Scorsese was willing to sacrifice the scene so that other violent scenes more important to the story survived the wrath of the rating board. But to the auteur's surprise, when the board was through looking at the film, the vice scene survived, after a few trims.
Sometimes an NC-17 rating can be used as publicity for the movie. For the 2010 Harvey Weinstein-backed drama "Blue Valentine," which focused on the doomed relationship between a couple played by Ryan Gosling and Michelle Williams, the board originally labeled it NC-17 for a scene in which Gosling's character performs oral sex.
Outcry over the decision led to the rating being changed to R, and the indie title received loads of publicity months before it opened. Williams went on to receive an Oscar nomination for her performance.
"Boys Don't Cry"
This powerful 1999 true-life drama earned Hilary Swank an Oscar for playing Brandon Teena, a woman living as a man and trying to find love in Nebraska.

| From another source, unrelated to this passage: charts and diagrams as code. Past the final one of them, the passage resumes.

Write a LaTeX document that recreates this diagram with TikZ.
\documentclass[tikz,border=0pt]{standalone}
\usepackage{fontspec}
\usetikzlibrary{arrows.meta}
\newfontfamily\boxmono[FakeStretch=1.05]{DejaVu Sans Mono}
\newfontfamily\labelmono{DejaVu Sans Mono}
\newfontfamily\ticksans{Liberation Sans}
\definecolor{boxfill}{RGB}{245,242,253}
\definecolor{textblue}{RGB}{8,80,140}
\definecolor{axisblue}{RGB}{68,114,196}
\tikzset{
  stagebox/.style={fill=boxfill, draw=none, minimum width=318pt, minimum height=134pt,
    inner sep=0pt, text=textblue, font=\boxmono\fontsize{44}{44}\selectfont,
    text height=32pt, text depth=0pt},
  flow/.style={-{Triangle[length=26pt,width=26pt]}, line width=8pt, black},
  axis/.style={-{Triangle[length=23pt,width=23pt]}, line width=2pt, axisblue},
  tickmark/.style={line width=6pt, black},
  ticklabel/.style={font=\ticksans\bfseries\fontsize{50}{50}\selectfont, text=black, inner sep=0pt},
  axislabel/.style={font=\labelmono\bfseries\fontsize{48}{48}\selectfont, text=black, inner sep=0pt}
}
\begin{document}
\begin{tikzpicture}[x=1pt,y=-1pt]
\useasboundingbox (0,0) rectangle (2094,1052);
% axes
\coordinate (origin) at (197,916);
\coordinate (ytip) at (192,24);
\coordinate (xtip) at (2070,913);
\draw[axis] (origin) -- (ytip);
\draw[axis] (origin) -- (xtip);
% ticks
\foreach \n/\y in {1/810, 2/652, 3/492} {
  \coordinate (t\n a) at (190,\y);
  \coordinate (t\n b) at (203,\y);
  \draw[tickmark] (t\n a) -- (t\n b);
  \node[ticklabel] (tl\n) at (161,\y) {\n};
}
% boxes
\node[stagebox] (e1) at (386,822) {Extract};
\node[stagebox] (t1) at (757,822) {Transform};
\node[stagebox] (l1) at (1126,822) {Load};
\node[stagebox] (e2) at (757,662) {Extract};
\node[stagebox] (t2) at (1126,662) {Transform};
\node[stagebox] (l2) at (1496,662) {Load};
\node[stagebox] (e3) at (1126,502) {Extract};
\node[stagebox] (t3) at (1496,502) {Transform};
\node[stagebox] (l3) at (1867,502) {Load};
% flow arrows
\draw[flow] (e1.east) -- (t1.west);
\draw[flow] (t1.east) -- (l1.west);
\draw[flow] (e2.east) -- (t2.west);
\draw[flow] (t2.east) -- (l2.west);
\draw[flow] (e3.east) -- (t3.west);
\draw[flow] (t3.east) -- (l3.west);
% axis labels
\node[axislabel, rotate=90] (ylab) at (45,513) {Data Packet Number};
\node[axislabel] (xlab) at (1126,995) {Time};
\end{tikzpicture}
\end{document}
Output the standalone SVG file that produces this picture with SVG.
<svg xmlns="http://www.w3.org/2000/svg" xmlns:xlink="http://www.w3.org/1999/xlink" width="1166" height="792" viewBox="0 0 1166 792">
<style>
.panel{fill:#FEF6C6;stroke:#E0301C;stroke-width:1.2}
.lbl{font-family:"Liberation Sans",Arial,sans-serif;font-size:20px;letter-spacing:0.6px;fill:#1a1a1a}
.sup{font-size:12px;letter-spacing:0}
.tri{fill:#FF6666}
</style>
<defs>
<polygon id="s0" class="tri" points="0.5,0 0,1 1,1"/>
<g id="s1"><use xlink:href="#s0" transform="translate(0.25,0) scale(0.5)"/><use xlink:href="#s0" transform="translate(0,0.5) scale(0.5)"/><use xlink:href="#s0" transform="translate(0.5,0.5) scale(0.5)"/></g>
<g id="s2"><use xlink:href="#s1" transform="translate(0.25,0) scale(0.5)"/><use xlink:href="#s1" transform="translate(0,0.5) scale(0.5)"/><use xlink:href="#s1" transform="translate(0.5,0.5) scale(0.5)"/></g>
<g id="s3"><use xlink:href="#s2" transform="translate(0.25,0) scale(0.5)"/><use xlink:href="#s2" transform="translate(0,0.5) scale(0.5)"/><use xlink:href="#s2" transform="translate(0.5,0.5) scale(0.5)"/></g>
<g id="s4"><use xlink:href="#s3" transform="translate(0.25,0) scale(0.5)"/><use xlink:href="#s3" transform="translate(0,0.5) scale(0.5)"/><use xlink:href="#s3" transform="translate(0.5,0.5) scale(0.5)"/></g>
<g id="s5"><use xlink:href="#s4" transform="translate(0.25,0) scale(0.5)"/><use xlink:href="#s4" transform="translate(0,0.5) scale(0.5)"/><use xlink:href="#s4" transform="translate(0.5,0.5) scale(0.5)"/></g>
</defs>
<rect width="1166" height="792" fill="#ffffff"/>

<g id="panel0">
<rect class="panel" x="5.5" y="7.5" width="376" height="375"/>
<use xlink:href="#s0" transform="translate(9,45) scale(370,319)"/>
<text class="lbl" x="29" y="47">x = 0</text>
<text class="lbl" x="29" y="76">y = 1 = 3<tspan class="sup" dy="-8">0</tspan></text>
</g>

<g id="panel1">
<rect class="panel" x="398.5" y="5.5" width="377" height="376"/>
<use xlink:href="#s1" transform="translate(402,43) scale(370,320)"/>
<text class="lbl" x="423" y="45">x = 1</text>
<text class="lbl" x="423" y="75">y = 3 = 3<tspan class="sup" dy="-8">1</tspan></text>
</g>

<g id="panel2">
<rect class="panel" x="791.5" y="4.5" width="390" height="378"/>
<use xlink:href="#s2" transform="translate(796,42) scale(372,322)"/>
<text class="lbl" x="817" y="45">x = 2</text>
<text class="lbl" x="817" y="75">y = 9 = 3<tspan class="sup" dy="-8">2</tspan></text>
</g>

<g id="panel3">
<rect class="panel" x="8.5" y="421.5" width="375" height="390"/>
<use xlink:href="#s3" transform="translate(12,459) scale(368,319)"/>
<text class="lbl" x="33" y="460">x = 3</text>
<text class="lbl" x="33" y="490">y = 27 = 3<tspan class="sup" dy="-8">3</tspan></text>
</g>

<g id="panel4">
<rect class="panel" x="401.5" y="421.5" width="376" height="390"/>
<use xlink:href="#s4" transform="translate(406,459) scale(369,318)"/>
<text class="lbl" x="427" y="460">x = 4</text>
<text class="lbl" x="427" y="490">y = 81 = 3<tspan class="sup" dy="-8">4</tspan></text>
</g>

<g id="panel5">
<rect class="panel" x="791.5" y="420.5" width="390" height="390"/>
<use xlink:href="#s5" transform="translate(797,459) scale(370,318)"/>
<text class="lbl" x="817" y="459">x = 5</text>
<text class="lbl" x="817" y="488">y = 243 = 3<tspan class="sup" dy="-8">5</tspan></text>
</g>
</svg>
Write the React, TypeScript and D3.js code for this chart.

There was a back-and-forth with the rating board over a scene in which Brandon makes Lana (played by Chloë Sevigny) climax.
The board claimed that the orgasm was too long. Director Kimberly Peirce reluctantly trimmed the scene to get an R rating.
"South Park: Bigger, Longer & Uncut"
The creators of "South Park," Trey Parker and Matt Stone, have spent their careers pushing the limits of what the rating board will allow.
This was most evident with their 1999 hit movie, which sent the board into a fit over its bad language and a subplot that involved a romantic relationship between Satan and Saddam Hussein. But, finally, enough tweaks were made to get an R rating.
Kevin Smith's raunchy 1994 comedy could have been very different if dramatic steps weren't taken to try to stop the rating board from stripping the movie of its colorful language.
Weinstein's Miramax, which released the movie, hired lawyer Alan Dershowitz, known best at the time for being a part of O.J. Simpson's defense team, to appeal the rating. It was a success.
In 2019, the movie was selected for preservation in the National Film Registry by the Library of Congress.